Pemerintah mengaku kesulitan menggratiskan sekolah swasta sebab tingginya biaya pendidikan pada satuan pendidikan tersebut. Badan Perencanaan Pembangunan Nasional (Bappenas) menganggap usulan penggratisan sekolah swasta sulit terwujud.
Hal itu disampaikan Deputi Bidang Pembangunan Manusia, Masyarakat, dan Kebudayaan Bappenas, Amich Alhumami dalam sidang lanjutan gugatan terhadap UU Sistem Pendidikan Nasional (Sisdiknas) di Mahkamah Konstitusi (MK), Kamis (1/8/2024).

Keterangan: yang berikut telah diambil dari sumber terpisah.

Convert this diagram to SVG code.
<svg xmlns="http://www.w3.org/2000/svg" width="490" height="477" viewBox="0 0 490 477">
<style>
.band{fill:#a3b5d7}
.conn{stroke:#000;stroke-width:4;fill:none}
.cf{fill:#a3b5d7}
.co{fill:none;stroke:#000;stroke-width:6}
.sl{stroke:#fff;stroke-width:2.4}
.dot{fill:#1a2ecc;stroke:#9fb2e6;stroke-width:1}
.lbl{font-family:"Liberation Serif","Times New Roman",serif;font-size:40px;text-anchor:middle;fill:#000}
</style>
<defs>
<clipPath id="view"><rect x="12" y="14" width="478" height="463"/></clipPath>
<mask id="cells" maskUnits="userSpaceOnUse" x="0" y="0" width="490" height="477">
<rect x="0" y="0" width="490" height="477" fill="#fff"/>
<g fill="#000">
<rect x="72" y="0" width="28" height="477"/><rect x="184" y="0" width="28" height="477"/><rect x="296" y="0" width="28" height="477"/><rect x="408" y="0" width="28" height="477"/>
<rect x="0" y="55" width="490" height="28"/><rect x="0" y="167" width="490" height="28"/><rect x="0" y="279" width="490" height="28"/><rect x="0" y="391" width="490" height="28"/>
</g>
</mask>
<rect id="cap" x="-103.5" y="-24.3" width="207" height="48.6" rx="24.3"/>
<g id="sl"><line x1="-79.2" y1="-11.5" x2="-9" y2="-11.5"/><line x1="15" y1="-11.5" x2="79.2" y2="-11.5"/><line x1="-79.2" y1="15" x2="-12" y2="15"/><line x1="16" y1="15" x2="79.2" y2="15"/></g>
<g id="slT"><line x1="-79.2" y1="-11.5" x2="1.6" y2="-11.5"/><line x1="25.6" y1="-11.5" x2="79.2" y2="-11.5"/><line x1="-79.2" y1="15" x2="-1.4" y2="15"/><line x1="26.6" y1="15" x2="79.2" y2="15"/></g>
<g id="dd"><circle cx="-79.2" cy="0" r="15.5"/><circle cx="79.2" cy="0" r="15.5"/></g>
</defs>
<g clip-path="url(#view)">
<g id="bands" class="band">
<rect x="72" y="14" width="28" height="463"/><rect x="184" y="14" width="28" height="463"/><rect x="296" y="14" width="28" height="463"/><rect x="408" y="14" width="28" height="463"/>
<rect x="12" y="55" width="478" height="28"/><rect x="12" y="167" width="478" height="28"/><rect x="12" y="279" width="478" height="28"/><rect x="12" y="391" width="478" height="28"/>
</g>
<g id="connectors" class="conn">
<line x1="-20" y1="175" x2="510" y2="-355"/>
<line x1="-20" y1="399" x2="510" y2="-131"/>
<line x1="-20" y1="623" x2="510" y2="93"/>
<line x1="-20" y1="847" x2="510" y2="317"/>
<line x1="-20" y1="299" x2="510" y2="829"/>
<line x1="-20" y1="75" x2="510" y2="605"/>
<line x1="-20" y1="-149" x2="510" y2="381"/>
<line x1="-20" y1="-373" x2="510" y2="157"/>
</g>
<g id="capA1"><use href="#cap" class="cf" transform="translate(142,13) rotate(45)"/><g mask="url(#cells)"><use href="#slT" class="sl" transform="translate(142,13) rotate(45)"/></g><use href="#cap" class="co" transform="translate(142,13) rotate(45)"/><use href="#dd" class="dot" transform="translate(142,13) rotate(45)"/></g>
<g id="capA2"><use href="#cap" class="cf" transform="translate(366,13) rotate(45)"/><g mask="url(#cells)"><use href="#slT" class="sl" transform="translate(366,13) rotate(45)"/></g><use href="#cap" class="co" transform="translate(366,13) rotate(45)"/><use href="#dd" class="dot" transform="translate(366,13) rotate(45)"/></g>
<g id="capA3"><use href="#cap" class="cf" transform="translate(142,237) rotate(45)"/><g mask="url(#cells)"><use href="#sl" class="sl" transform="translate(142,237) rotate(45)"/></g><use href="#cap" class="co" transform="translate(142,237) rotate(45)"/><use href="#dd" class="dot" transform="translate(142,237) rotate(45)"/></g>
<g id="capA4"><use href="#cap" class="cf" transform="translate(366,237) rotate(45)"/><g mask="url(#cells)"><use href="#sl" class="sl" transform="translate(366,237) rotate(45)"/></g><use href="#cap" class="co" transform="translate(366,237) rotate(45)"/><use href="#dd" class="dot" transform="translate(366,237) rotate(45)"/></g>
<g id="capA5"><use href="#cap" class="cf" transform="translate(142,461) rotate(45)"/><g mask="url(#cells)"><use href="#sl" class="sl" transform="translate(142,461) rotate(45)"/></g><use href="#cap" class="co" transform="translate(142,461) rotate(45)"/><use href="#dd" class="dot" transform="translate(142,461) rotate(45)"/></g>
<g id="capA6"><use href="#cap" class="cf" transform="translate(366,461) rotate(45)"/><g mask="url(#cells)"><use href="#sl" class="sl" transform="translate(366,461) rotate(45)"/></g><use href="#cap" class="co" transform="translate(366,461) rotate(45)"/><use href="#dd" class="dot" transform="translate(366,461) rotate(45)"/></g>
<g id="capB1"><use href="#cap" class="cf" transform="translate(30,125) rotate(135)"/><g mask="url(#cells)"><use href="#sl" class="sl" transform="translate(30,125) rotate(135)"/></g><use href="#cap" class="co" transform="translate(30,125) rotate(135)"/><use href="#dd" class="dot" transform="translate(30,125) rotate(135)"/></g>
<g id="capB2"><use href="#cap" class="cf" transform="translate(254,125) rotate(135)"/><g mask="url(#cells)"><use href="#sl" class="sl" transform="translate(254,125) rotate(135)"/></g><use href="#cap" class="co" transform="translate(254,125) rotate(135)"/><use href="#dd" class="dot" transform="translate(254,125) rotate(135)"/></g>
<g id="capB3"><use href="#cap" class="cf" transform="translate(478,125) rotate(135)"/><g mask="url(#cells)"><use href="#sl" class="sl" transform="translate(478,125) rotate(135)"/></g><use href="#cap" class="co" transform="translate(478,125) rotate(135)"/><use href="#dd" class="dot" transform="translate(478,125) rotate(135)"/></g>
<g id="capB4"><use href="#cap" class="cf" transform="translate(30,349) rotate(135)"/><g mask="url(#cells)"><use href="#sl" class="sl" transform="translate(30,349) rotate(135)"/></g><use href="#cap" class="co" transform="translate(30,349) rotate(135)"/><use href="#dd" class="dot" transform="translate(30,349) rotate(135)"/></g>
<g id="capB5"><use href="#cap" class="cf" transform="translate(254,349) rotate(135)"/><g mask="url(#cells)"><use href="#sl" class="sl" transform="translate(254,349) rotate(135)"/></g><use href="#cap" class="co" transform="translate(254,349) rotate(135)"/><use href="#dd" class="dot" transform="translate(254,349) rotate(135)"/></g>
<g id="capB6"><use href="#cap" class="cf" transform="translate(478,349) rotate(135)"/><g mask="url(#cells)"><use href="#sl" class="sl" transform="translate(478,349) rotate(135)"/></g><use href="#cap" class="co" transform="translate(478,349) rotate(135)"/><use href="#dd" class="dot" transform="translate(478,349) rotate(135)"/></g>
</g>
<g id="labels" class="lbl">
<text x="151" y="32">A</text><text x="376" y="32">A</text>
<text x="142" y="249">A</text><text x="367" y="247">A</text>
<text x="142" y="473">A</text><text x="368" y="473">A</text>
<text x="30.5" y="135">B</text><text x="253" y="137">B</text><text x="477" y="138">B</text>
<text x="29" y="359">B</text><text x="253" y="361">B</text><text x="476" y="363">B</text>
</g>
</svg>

Amich Alhumami menjelaskan bahwa biaya pendidikan di sekolah swasta bisa mencapai ratusan juta per siswa setiap tahunnya. Hal itu dinilai dapat membebani kas negara.

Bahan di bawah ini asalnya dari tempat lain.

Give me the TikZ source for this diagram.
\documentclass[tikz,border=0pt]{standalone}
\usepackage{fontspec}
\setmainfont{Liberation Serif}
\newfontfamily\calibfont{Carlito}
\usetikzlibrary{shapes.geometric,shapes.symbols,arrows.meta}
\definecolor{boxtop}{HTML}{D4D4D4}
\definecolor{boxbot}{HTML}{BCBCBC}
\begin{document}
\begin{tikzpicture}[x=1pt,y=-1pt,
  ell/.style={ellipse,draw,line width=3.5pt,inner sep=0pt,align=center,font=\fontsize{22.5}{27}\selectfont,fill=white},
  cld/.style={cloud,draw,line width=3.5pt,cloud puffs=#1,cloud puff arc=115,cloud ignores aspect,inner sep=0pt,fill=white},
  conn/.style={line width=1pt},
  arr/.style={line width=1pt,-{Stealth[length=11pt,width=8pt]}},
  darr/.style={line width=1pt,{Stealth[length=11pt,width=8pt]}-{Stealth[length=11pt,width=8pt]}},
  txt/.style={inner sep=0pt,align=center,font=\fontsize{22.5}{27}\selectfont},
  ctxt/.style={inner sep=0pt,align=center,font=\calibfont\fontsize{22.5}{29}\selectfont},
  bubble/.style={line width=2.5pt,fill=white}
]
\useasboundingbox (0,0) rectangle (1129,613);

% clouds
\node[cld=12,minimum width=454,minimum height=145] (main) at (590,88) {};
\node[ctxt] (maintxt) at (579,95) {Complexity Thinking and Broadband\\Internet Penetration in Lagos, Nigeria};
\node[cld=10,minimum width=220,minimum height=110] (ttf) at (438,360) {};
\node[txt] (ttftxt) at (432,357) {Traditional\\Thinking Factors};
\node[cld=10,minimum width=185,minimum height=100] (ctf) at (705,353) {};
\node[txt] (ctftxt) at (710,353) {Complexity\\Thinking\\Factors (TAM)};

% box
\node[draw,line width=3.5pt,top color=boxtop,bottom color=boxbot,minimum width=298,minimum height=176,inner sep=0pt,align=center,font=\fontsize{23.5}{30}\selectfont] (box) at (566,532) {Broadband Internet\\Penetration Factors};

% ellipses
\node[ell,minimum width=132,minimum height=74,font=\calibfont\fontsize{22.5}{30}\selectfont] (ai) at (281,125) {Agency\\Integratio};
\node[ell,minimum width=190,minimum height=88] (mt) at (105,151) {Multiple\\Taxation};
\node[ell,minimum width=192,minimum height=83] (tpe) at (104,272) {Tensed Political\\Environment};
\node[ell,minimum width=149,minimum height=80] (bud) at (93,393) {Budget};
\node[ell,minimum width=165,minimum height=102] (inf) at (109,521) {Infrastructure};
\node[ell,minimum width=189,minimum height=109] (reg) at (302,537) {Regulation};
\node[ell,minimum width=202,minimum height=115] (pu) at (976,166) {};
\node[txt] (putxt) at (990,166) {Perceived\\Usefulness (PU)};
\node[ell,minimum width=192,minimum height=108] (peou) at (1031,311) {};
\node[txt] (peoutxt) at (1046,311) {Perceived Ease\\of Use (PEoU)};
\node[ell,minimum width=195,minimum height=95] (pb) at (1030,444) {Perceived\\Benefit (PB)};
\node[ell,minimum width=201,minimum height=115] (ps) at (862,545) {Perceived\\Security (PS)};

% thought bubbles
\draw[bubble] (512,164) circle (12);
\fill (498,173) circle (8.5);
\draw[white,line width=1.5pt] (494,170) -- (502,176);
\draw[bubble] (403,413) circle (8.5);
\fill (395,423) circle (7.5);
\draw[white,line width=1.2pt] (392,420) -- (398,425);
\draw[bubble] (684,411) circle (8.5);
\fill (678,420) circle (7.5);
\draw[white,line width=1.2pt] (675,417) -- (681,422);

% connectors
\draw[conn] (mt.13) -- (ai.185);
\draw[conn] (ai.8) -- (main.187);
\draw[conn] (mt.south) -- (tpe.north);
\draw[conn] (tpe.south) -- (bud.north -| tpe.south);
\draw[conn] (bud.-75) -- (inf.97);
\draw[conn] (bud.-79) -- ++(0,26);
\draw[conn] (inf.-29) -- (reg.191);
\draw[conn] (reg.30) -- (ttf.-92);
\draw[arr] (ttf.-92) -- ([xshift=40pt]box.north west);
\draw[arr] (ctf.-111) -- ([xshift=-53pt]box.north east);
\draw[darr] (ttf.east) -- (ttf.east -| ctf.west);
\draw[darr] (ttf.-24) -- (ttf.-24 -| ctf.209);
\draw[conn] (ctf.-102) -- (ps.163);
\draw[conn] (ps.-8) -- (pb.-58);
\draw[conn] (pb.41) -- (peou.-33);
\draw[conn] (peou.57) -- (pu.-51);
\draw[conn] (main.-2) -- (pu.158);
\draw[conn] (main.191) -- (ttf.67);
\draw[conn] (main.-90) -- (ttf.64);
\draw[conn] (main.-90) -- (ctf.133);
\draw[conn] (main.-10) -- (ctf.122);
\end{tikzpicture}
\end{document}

Sementara menurut ilustrasi dia, untuk memenuhi standar pelayanan minimal di sekolah negeri per siswa hanya menelan biaya Rp24,9 juta.
“Di sekolah swasta bisa berlipat-lipat dan mencapai Rp200 juta per siswa per tahun. Kita bisa cari sekolah swasta yang mana,” kata Amich Alhumami.
Menurut dia dengan biaya sekolah semahal itu hanya bisa diakses oleh kalangan menengah ke atas. Jika pemerintah turut diwajibkan untuk menanggung biaya tersebut, maka menurut dia akan ada masalah dalam anggaran.
“Kalau pemerintah atau APBN harus juga menanggung bagian yang seperti ini, ada isu juga soal keterbatasan anggaran,” katanya.
Menurut dia, sejauh ini pemerintah masih mengutamakan akses pendidikan terhadap siswa-siswi dari keluarga tidak mampu yang masih belum berkesempatan menempuh sekolah.
Amich menegaskan, ditinjau dari kinerja pembangunan pendidikan, partisipasi pendidikan pada jenjang pendidikan dasar sudah mencapai kategori Tuntas Paripurna untuk SD/MI/Sederajat (APK 105,62 persen) dan Tuntas Utama untuk SMP/MTs/Sederajat (APK 92,51 persen). Hal ini menurut dia menandakan bahwa pemerintah telah berupaya memastikan kesetaraan hak bagi anak usia sekolah untuk mendapatkan layanan pendidikan dasar berkualitas secara merata.
Selain itu, Pemerintah juga terus berkomitmen untuk memberikan pemihakan melalui kebijakan afirmasi untuk kelompok masyarakat miskin, antara lain dalam bentuk bantuan sosial di bidang pendidikan.
Sebagai informasi, Undang-Undang Nomor 20 Tahun 2003 tentang Sistem Pendidikan Nasional (UU Sisdiknas) diuji secara materiil ke MK. Permohonan perkara Nomor 3/PUU-XXII/2024 ini diajukan oleh Jaringan Pemantau Pendidikan Indonesia (JPPI) atau (Network Education Watch Indonesia/New Indonesia) bersama tiga Pemohon perorangan yaitu Fathiyah, Novianisa Rizkika, dan Riris Risma Anjiningrum.
Para Pemohon menguji norma Pasal 34 ayat (2) UU Sisdiknas sepanjang frasa “wajib belajar pada jenjang pendidikan dasar tanpa memungut biaya”. Selengkapnya Pasal 34 ayat (2) UU Sisdiknas menyatakan, “Pemerintah dan Pemerintah Daerah menjamin terselenggaranya wajib belajar pada jenjang pendidikan dasar tanpa memungut biaya.”
Sebelumnya, para Pemohon menyatakan bahwa frasa tersebut multitafsir, karena hanya pendidikan dasar yang dilaksanakan di sekolah negeri yang tidak dipungut biaya. Pemohon mendalilkan jenjang pendidikan dasar tanpa memungut biaya hanya dilakukan di sekolah negeri. Sedangkan jenjang pendidikan dasar yang dilaksanakan di sekolah swasta tetap dipungut biaya. Sehingga Pasal 34 ayat (2) UU Sisdiknas sepanjang frasa “wajib belajar pada jenjang pendidikan dasar tanpa memungut biaya” telah menimbulkan ketidakpastian hukum. Hal ini merupakan bentuk diskriminasi pendidikan.
Untuk itu, dalam petitum, para Pemohon meminta MK menyatakan Pasal 34 ayat (2) UU Sisdiknas sepanjang frasa “wajib belajar pada jenjang pendidikan dasar tanpa memungut biaya”, inkonstitusional secara bersyarat dengan UUD 1945 dan tidak mempunyai kekuatan hukum mengikat sepanjang tidak dimaknai “wajib belajar pada jenjang pendidikan dasar yang dilaksanakan di sekolah negeri maupun sekolah swasta tanpa memungut biaya”.